▶ [What to work on]: Without the pictures, print the lines running from the beginning of the material to the line containing "const speedRef = [2000,2000,420,420];", both ends included.
────────────────────
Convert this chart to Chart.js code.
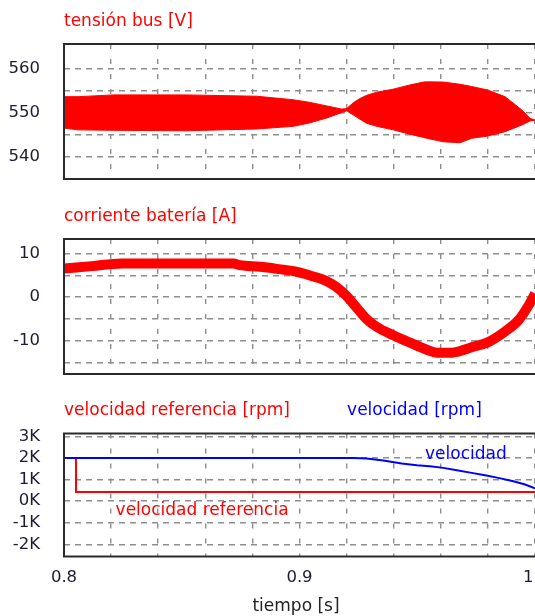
<!DOCTYPE html>
<html><head><meta charset="utf-8">
<script src="https://cdn.jsdelivr.net/npm/chart.js@4.4.0/dist/chart.umd.min.js"></script>
<style>
html,body{margin:0;padding:0;background:#fff;overflow:hidden;width:535px;height:616px;}
.box{position:absolute;left:0;width:545px;}
canvas{display:block;}
</style></head><body>
<div class="box" style="top:0px;height:192px"><canvas id="c1" width="545" height="192"></canvas></div>
<div class="box" style="top:192px;height:193px"><canvas id="c2" width="545" height="193"></canvas></div>
<div class="box" style="top:385px;height:231px"><canvas id="c3" width="545" height="231"></canvas></div>
<script>
// ---------- data ----------
const timeBus  = [0.800,0.806,0.821,0.852,0.8818,0.8974,0.9045,0.9116,0.9179,0.9200,0.9228,0.9257,0.9285,0.9328,0.9398,0.9469,0.9526,0.9540,0.9611,0.9682,0.9731,0.9799,0.9873,0.9944,0.9979,1.000];
const busUpper = [553.6,553.6,554.0,554.0,553.7,552.9,552.3,551.5,550.8,550.9,552.2,553.2,553.9,554.6,555.3,556.25,556.9,556.95,556.9,556.4,555.9,555.1,553.6,550.6,548.7,548.3];
const busLower = [546.5,546.1,546.0,545.9,546.3,546.9,547.7,548.8,550.0,550.4,549.5,548.5,547.6,546.9,546.1,545.1,544.4,544.2,543.4,543.2,544.2,544.7,545.7,547.2,548.1,548.3];

const timeBat    = [0.800,0.8118,0.8245,0.8719,0.8747,0.8832,0.8903,0.8974,0.9045,0.9116,0.9158,0.9200,0.9243,0.9285,0.9328,0.9398,0.9469,0.9540,0.9583,0.9639,0.9682,0.9731,0.9799,0.9873,0.9930,0.9972,1.000];
const batCurrent = [6.54,7.08,7.69,7.69,7.3,6.92,6.46,5.92,4.92,3.62,2.23,0.23,-2.46,-5.08,-6.85,-8.77,-10.46,-12.08,-12.77,-12.77,-12.38,-11.5,-10.4,-7.9,-5.3,-2.0,0.8];

const timeRef  = [0.800,0.8051,0.8051,1.000];
const speedRef = [2000,2000,420,420];

const timeVel  = [0.800,0.9229,0.9285,0.9356,0.9434,0.9498,0.9554,0.9611,0.9668,0.9731,0.9788,0.9844,0.9908,0.9958,1.000];
const speedVel = [2000,2000,1972,1880,1740,1663,1617,1540,1432,1309,1201,1078,924,770,590];

const xGridTicks   = [0.80,0.82,0.84,0.86,0.88,0.90,0.92,0.94,0.96,0.98,1.00];
const xLabelValues = [0.8,0.9,1.0];
const xLabelTexts  = ['0.8','0.9','1'];

const busTicks      = [540,545,550,555,560];
const busTickLabels = ['540','','550','','560'];
const batTicks      = [-15,-10,-5,0,5,10];
const batTickLabels = ['','-10','','0','','10'];
const velTicks      = [-2000,-1000,0,1000,2000,3000];
const velTickLabels = ['-2K','-1K','0K','1K','2K','3K'];

const noteTexts = ['velocidad','velocidad referencia'];
const noteX     = [0.9533,0.8219];
const noteY     = [2170,-415];

// ---------- helpers ----------
const FONT = '"DejaVu Sans", Verdana, sans-serif';
const pts = (xs, ys) => xs.map((x, i) => ({x: x, y: ys[i]}));

function decorPlugin(cfg) {
  return {
    id: 'decor',
    afterDraw(chart) {
      const ctx = chart.ctx, a = chart.chartArea, W = chart.width;
      ctx.save();
      // frame
      ctx.strokeStyle = '#2a2a2a';
      ctx.lineWidth = 2;
      ctx.beginPath();
      ctx.moveTo(W, a.top); ctx.lineTo(a.left, a.top);
      ctx.lineTo(a.left, a.bottom); ctx.lineTo(W, a.bottom);
      ctx.stroke();
      // titles
      ctx.font = '17px ' + FONT;
      ctx.textBaseline = 'middle';
      ctx.textAlign = 'left';
      cfg.titles.forEach(t => {
        ctx.fillStyle = t.color;
        const x = t.at === undefined ? a.left : chart.scales.x.getPixelForValue(t.at);
        ctx.fillText(t.text, x, a.top - 22.5);
      });
      // annotations inside plot
      if (cfg.notes) {
        cfg.notes.forEach((n, i) => {
          ctx.fillStyle = n.color;
          ctx.fillText(noteTexts[i], chart.scales.x.getPixelForValue(noteX[i]), chart.scales.y.getPixelForValue(noteY[i]));
        });
      }
      // x axis labels
      if (cfg.xlabels) {
        ctx.fillStyle = '#1c1c30';
        ctx.font = '16.5px ' + FONT;
        xLabelValues.forEach((v, i) => {
          const px = chart.scales.x.getPixelForValue(v);
          if (px >= a.right - 1) { ctx.textAlign = 'right'; ctx.fillText(xLabelTexts[i], px - 1.5, a.bottom + 21.5); }
          else { ctx.textAlign = 'center'; ctx.fillText(xLabelTexts[i], px, a.bottom + 21.5); }
        });
        ctx.textAlign = 'center';
        ctx.fillStyle = '#222';
        ctx.font = '17px ' + FONT;
        ctx.fillText('tiempo [s]', 296, a.bottom + 50.5);
      }
      ctx.restore();
    }
  };
}

function makeChart(id, datasets, yMin, yMax, yTicks, yLabels, pad, cfg) {
  return new Chart(document.getElementById(id), {
    type: 'line',
    data: { datasets: datasets },
    options: {
      responsive: false,
      animation: false,
      events: [],
      layout: { padding: pad },
      plugins: { legend: { display: false }, tooltip: { enabled: false }, title: { display: false } },
      elements: { point: { radius: 0 }, line: { tension: 0 } },
      scales: {
        x: {
          type: 'linear', min: 0.8, max: 1.0,
          afterBuildTicks: s => { s.ticks = xGridTicks.map(v => ({value: v})); },
          afterFit: s => { s.height = 0; s.paddingLeft = 0; s.paddingRight = 0; s.paddingTop = 0; s.paddingBottom = 0; },
          ticks: { display: false },
          grid: { color: '#8e8e8e', lineWidth: 1.4, drawTicks: false },
          border: { display: false, dash: [5, 10] }
        },
        y: {
          type: 'linear', min: yMin, max: yMax,
          afterBuildTicks: s => { s.ticks = yTicks.map(v => ({value: v})); },
          afterFit: s => { s.width = 64; s.paddingTop = 0; s.paddingBottom = 0; },
          ticks: {
            autoSkip: false, padding: 24, color: '#1c1c30',
            font: { family: FONT, size: 16.5 },
            callback: (v) => { const i = yTicks.indexOf(v); return i >= 0 ? yLabels[i] : ''; }
          },
          grid: { color: '#8e8e8e', lineWidth: 1.4, drawTicks: false },
          border: { display: false, dash: [6, 5] }
        }
      }
    },
    plugins: [decorPlugin(cfg)]
  });
}

// ---------- chart 1 : bus voltage ----------
makeChart('c1', [
  { data: pts(timeBus, busUpper), borderColor: '#ff0000', borderWidth: 1, backgroundColor: '#ff0000', fill: false },
  { data: pts(timeBus, busLower), borderColor: '#ff0000', borderWidth: 1, backgroundColor: '#ff0000', fill: '-1' }
], 535, 565.5, busTicks, busTickLabels, {top: 44, bottom: 13, left: 0, right: 10},
{ titles: [{ text: 'tensión bus [V]', color: '#ff0000' }] });

// ---------- chart 2 : battery current ----------
makeChart('c2', [
  { data: pts(timeBat, batCurrent), borderColor: '#ff0000', borderWidth: 10, borderCapStyle: 'butt', cubicInterpolationMode: 'monotone', fill: false }
], -17.65, 13.3, batTicks, batTickLabels, {top: 47, bottom: 11, left: 0, right: 10},
{ titles: [{ text: 'corriente batería [A]', color: '#ff0000' }] });

// ---------- chart 3 : speeds ----------
makeChart('c3', [
  { data: pts(timeVel, speedVel), borderColor: '#0000ff', borderWidth: 2, fill: false },
  { data: pts(timeRef, speedRef), borderColor: '#ff0000', borderWidth: 2, fill: false }
], -2560, 3130, velTicks, velTickLabels, {top: 48.5, bottom: 59.5, left: 0, right: 10},
{ titles: [{ text: 'velocidad referencia [rpm]', color: '#ff0000' }, { text: 'velocidad [rpm]', color: '#0000ff', at: 0.9202 }],
  notes: [{ color: '#0000ff' }, { color: '#ff0000' }], xlabels: true });
</script>
</body></html>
────────────────────
▶ [Correct result]:
Convert this chart to Chart.js code.
<!DOCTYPE html>
<html><head><meta charset="utf-8">
<script src="https://cdn.jsdelivr.net/npm/chart.js@4.4.0/dist/chart.umd.min.js"></script>
<style>
html,body{margin:0;padding:0;background:#fff;overflow:hidden;width:535px;height:616px;}
.box{position:absolute;left:0;width:545px;}
canvas{display:block;}
</style></head><body>
<div class="box" style="top:0px;height:192px"><canvas id="c1" width="545" height="192"></canvas></div>
<div class="box" style="top:192px;height:193px"><canvas id="c2" width="545" height="193"></canvas></div>
<div class="box" style="top:385px;height:231px"><canvas id="c3" width="545" height="231"></canvas></div>
<script>
// ---------- data ----------
const timeBus  = [0.800,0.806,0.821,0.852,0.8818,0.8974,0.9045,0.9116,0.9179,0.9200,0.9228,0.9257,0.9285,0.9328,0.9398,0.9469,0.9526,0.9540,0.9611,0.9682,0.9731,0.9799,0.9873,0.9944,0.9979,1.000];
const busUpper = [553.6,553.6,554.0,554.0,553.7,552.9,552.3,551.5,550.8,550.9,552.2,553.2,553.9,554.6,555.3,556.25,556.9,556.95,556.9,556.4,555.9,555.1,553.6,550.6,548.7,548.3];
const busLower = [546.5,546.1,546.0,545.9,546.3,546.9,547.7,548.8,550.0,550.4,549.5,548.5,547.6,546.9,546.1,545.1,544.4,544.2,543.4,543.2,544.2,544.7,545.7,547.2,548.1,548.3];

const timeBat    = [0.800,0.8118,0.8245,0.8719,0.8747,0.8832,0.8903,0.8974,0.9045,0.9116,0.9158,0.9200,0.9243,0.9285,0.9328,0.9398,0.9469,0.9540,0.9583,0.9639,0.9682,0.9731,0.9799,0.9873,0.9930,0.9972,1.000];
const batCurrent = [6.54,7.08,7.69,7.69,7.3,6.92,6.46,5.92,4.92,3.62,2.23,0.23,-2.46,-5.08,-6.85,-8.77,-10.46,-12.08,-12.77,-12.77,-12.38,-11.5,-10.4,-7.9,-5.3,-2.0,0.8];

const timeRef  = [0.800,0.8051,0.8051,1.000];
const speedRef = [2000,2000,420,420];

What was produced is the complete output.